__AIM__: From the entries that follow, gather each line holding the word "this".

····················

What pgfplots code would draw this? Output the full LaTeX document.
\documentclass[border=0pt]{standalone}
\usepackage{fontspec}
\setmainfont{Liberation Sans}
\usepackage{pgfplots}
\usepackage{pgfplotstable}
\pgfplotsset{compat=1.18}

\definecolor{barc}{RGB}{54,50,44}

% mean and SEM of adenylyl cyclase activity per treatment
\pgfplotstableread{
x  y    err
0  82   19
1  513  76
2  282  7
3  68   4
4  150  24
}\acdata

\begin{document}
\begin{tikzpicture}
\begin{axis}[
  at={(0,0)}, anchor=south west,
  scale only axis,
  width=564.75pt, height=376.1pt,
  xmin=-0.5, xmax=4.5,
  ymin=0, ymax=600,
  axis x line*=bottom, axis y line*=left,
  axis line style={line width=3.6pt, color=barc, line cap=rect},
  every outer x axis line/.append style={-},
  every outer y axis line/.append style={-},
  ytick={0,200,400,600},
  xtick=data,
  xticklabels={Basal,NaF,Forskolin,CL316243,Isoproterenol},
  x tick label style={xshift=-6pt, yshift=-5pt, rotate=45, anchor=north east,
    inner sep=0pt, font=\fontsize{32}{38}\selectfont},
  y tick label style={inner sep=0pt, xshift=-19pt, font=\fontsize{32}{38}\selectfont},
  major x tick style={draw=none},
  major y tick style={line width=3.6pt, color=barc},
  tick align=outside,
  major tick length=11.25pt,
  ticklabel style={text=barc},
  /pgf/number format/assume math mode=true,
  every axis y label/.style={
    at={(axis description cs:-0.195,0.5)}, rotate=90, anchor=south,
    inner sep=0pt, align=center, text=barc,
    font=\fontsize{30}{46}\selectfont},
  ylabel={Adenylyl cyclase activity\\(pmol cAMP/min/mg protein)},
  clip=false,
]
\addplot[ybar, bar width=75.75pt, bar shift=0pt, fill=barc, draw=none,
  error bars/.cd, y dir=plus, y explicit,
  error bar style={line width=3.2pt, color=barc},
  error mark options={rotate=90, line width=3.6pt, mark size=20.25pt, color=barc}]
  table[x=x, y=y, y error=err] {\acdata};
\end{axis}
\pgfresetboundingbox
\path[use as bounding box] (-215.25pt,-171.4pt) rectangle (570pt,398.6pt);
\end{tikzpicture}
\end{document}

····················

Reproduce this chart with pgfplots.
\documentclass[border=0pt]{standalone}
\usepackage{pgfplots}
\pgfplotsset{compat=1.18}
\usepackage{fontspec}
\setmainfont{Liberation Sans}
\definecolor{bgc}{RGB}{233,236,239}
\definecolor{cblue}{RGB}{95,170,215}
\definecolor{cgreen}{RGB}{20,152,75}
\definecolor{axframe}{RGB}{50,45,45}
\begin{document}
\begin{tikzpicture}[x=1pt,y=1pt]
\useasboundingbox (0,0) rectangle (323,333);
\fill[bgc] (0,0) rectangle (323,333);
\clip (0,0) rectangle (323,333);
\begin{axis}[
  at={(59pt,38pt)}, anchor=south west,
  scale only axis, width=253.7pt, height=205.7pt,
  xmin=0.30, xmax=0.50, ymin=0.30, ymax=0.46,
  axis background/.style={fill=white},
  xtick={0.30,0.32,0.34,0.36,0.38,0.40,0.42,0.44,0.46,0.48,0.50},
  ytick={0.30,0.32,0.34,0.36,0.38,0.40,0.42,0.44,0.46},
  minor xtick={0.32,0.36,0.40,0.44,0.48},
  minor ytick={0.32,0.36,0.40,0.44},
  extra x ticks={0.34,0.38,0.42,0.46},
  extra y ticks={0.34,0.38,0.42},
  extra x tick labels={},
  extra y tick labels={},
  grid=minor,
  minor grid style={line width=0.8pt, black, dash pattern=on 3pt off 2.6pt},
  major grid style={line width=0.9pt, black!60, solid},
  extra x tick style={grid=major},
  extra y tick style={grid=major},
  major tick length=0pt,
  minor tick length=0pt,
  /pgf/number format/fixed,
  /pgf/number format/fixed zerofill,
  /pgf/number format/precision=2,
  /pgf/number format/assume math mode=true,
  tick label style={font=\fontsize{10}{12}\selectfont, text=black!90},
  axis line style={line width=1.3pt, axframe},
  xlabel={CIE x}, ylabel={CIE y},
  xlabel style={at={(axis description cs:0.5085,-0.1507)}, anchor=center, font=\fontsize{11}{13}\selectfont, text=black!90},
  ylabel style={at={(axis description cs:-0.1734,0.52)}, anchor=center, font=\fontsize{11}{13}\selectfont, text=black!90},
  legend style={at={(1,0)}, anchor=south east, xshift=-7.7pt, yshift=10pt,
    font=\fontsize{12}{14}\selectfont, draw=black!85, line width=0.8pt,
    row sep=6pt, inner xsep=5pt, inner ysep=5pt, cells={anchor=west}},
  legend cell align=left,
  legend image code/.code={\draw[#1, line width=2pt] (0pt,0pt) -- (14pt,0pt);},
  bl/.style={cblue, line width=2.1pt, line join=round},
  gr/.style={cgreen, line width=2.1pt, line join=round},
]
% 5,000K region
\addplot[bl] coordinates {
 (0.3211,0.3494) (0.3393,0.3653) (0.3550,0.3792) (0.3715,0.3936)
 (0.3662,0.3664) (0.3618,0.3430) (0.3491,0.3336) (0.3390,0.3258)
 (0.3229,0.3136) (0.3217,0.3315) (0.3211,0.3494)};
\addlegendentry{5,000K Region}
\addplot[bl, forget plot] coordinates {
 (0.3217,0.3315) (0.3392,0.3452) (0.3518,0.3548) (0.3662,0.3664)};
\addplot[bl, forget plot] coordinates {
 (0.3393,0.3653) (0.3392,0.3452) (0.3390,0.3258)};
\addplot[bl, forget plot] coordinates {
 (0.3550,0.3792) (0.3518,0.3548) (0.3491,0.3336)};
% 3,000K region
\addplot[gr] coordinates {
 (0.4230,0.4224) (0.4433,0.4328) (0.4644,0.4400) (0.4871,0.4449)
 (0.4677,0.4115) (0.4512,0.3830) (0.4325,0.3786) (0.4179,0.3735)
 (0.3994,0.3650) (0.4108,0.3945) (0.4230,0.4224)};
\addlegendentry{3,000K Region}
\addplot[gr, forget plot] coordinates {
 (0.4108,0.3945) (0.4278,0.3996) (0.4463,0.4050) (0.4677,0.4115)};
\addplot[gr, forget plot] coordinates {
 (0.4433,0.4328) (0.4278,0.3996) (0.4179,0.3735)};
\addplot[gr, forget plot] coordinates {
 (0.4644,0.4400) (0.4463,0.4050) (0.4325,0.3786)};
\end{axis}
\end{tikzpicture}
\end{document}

····················

__RIGHT ANSWER__:
What pgfplots code would draw this? Output the full LaTeX document.
Reproduce this chart with pgfplots.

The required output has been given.